Modelling solute transport in structured soils: performance evaluation of the ADR and TRM models

The movement of chemicals through the soil to the groundwater or discharged to surface waters represents a degradation of these resources. In many cases, serious human and stock health implications are associated with this form of pollution. The chemicals of interest include nutrients, pesticides, salts, and industrial wastes. Recent studies have shown that current models and methods do not adequately describe the leaching of nutrients through soil, often underestimating the risk of groundwater contamination by surface-applied chemicals and overestimating the concentration of resident solutes. This inaccuracy results primarily from ignoring soil structure and nonequilibrium between soil constituents, water, and solutes. A multiple sample percolation system (MSPS), consisting of 25 individual collection wells, was constructed to study the effects of localized soil heterogeneities on the transport of nutrients (NO−3, Cl−, PO3−4) in the vadose zone of an agricultural soil predominantly dominated by clay.
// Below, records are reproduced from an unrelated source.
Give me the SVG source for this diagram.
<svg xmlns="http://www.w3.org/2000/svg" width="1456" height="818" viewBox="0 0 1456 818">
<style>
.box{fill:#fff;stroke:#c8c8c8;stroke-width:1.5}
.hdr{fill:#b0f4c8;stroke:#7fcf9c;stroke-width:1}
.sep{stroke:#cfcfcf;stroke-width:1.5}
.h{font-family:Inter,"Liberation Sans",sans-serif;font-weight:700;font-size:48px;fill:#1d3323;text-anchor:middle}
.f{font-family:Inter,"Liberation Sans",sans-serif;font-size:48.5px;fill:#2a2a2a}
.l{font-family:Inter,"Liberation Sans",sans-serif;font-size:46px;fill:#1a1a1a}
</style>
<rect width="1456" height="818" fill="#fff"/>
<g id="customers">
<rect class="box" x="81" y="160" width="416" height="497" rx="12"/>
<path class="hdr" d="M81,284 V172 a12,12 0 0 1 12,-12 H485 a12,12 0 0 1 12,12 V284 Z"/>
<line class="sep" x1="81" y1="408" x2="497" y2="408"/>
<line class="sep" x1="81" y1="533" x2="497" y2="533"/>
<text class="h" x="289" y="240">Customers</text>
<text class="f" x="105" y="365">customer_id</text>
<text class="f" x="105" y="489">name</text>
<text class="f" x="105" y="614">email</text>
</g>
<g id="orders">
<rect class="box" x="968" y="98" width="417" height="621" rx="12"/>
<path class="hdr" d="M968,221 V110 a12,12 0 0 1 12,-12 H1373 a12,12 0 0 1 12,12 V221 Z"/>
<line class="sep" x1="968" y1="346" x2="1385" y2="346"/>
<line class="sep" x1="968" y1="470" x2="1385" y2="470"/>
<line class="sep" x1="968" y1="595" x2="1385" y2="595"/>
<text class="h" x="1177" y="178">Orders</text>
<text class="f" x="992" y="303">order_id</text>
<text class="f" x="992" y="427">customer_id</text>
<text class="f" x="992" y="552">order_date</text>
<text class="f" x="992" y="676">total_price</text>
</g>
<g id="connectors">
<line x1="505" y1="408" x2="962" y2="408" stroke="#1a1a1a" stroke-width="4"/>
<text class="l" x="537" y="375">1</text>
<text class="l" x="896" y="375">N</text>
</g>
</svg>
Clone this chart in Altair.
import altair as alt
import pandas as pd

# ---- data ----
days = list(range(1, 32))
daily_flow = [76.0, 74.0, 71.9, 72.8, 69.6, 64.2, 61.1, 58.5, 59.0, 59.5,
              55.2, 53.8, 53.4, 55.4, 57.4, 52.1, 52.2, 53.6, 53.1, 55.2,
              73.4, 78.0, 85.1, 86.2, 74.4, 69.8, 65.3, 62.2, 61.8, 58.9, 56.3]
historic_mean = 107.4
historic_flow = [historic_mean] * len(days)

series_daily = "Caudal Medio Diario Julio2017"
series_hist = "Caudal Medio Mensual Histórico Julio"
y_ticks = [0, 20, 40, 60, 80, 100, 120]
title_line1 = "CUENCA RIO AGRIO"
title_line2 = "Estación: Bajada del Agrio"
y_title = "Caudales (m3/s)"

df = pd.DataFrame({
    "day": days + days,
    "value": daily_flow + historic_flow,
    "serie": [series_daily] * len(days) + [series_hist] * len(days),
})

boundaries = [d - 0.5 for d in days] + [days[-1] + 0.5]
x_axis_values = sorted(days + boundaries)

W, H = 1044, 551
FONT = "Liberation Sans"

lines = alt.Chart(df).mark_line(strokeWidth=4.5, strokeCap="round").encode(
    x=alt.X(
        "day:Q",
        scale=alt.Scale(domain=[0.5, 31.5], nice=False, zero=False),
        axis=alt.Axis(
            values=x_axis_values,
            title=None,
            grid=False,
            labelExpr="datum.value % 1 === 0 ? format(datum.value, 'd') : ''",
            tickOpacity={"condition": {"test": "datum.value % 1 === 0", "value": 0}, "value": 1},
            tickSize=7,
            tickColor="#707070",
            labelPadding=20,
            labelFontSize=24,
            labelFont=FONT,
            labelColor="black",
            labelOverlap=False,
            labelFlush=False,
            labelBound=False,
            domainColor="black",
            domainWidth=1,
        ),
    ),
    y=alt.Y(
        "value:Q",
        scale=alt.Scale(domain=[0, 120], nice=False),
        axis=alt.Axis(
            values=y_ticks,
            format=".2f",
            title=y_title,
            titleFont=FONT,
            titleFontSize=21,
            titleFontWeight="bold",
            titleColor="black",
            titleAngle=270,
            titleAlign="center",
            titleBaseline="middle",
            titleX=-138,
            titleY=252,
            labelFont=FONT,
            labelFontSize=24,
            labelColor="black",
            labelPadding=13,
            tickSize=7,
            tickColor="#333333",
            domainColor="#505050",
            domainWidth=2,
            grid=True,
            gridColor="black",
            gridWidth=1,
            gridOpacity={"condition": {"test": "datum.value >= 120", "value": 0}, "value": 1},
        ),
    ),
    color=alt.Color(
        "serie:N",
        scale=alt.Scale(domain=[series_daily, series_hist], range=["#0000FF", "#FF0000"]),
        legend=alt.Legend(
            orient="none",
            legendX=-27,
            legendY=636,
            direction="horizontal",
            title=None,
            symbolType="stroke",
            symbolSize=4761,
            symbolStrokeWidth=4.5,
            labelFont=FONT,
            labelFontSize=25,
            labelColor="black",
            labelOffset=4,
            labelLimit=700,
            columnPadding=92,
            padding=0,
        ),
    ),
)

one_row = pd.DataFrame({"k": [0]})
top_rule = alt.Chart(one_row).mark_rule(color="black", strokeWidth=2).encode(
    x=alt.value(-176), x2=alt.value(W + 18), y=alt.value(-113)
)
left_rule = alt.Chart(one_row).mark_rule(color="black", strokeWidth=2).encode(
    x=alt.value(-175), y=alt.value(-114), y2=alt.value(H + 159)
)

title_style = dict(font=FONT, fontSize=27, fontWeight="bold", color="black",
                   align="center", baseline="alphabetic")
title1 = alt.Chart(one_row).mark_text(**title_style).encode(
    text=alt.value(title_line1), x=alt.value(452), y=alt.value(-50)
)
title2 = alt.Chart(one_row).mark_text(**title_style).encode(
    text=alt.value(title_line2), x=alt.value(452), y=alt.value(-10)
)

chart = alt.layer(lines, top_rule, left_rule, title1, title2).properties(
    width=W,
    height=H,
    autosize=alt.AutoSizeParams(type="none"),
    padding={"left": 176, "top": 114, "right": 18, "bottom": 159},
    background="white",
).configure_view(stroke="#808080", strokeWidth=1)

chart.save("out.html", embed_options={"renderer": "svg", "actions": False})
Very significant variations in drainage patterns across a small spatial scale were observed (one-way ANOVA, p < 0.001 indicating considerable heterogeneity in water flow patterns and nutrient leaching. Using data collected from the multiple sample percolation experiments, this paper compares the performance of two mathematical models for predicting solute transport, the advective-dispersion model with a reaction term (ADR), and a two-region preferential flow model (TRM) suitable for modelling nonequilibrium transport. These results have implications for modelling solute transport and predicting nutrient loading on a larger scale.